All in all, the fans shouldn’t really worry about “Lisa not screaming enough”. Matthew Cuschieri’s bass still sounds like it’s dangling somewhere close to his knees, Adrian’s riffs are a guarantee and Chris’s drumming still belies his pint sized frame. And yes, the singer still has her mood swings at the mic. Older? Yes. Wiser? Check.
“We didn’t try to do anything different,” says Adrian. “Things fell into place like that. We recorded the songs live, same as we did with the EP.”
“Well I think quite a few things changed,” says Lisa. “The structure, the way it’s written… I think the songs are a bit longer now, more defined. We were more exclusively punk, now we’ve kept the feel but took it to a different level. People tell us we’re more postpunk now, maybe more evolved and complex, without overdoing it.”
Adrian and Chris itch to pass a remark or two about a perceived “snobbishness” in the alternative scene. “I feel like we’re old, like the Shostakovich’s Nightmare around the year 2000. Not many bands are trying something new. What do people want out of this scene?”
The band are not expecting wonders out of local radios either, pointing out that 100 Silhouettes got little airplay. Less, in my opinion, than it really deserves. Similarly, they lament a lack of venues and the diminishing opportunities for the promotion of an album.
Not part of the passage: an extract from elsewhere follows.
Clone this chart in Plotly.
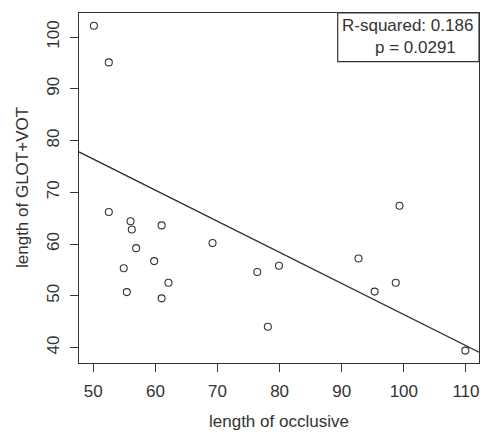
import numpy as np
import plotly.graph_objects as go

# data
occlusive = [50.1, 52.5, 52.5, 56.0, 56.2, 61.0, 56.9, 69.2, 59.8, 54.9, 62.1,
             55.4, 61.0, 76.4, 79.9, 78.1, 92.7, 98.7, 95.3, 109.9, 99.3]
glot_vot = [102.2, 95.1, 66.2, 64.4, 62.8, 63.6, 59.2, 60.2, 56.7, 55.3, 52.5,
            50.7, 49.5, 54.6, 55.8, 44.0, 57.2, 52.5, 50.8, 39.4, 67.4]
fit_intercept = 106.47
fit_slope = -0.601
x_ticks = [50, 60, 70, 80, 90, 100, 110]
y_ticks = [40, 50, 60, 70, 80, 90, 100]
legend_lines = ["R-squared: 0.186", "p = 0.0291"]

x_range = [47.7, 112.1]
y_range = [37.0, 104.65]

FONT = "Liberation Sans, Arial, Helvetica, sans-serif"
INK = "#333333"

fig = go.Figure()
fig.add_trace(go.Scatter(
    x=occlusive, y=glot_vot, mode="markers",
    marker=dict(symbol="circle-open", size=7, color=INK, line=dict(width=1.1, color=INK)),
    showlegend=False, hoverinfo="skip"))

lx = np.array(x_range)
fig.add_trace(go.Scatter(
    x=lx, y=fit_intercept + fit_slope * lx, mode="lines",
    line=dict(color=INK, width=1.3), showlegend=False, hoverinfo="skip"))

W, H = 480, 432
plot_left, plot_right, plot_top, plot_bottom = 79, 479, 13, 363
L, R, T, B = plot_left, W - plot_right, plot_top, H - plot_bottom
pw, ph = plot_right - plot_left, plot_bottom - plot_top

axis_common = dict(showline=True, mirror=True, linecolor=INK, linewidth=1.2,
                   ticks="outside", ticklen=8, tickwidth=1.2, tickcolor=INK,
                   showgrid=False, zeroline=False, ticklabelstandoff=4,
                   tickfont=dict(family=FONT, size=17, color=INK))

fig.update_layout(
    width=W, height=H,
    margin=dict(l=L, r=R, t=T, b=B, pad=0),
    paper_bgcolor="white", plot_bgcolor="white",
    xaxis=dict(range=x_range, tickvals=x_ticks, ticktext=[str(v) for v in x_ticks], **axis_common),
    yaxis=dict(range=y_range, tickvals=y_ticks, ticktext=[str(v) for v in y_ticks],
               tickangle=-90, **axis_common),
)

def px_x(p):  # page pixel -> paper fraction
    return (p - plot_left) / pw

def px_y(p):
    return 1 - (p - plot_top) / ph

# legend box
fig.add_shape(type="rect", xref="paper", yref="paper",
              x0=px_x(337.7), x1=1, y0=px_y(61.7), y1=1,
              line=dict(color=INK, width=1.2), fillcolor="white", layer="above")
fig.add_annotation(xref="paper", yref="paper", x=px_x(340), y=px_y(25.5),
                   xanchor="left", yanchor="middle", showarrow=False,
                   text=legend_lines[0], font=dict(family=FONT, size=17, color=INK))
fig.add_annotation(xref="paper", yref="paper", x=px_x(373), y=px_y(48),
                   xanchor="left", yanchor="middle", showarrow=False,
                   text=legend_lines[1], font=dict(family=FONT, size=17, color=INK))

# axis titles
fig.add_annotation(xref="paper", yref="paper", x=0.5, y=px_y(421),
                   xanchor="center", yanchor="middle", showarrow=False,
                   text="length of occlusive", font=dict(family=FONT, size=17, color=INK))
fig.add_annotation(xref="paper", yref="paper", x=px_x(22), y=0.5,
                   xanchor="center", yanchor="middle", showarrow=False, textangle=-90,
                   text="length of GLOT+VOT", font=dict(family=FONT, size=17, color=INK))

fig.write_html("out.html", config={"displayModeBar": False},
               post_script="document.body.style.margin='0';document.body.style.overflow='hidden';")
Mention that to Lisa, and she’s on about the anticlimax of playing to people who are too intent on talking throughout the gig. “There’s always some excuse for which people won’t stop texting during a good performance, other than feeling with the heart and the mind. The intense feeling is lost. That’s not how people would treat a painting or a sculpture.”
* * *
“D’you mind turning the lights off on the way out?” asks Chris. But Steve has already grabbed his bass and there is more of that absurd one handed drumming, providing me with the perfect excuse for forgetting to press the switch. There’s a serious rehearsal for the album launch, set for the 22nd April. The blitz is on.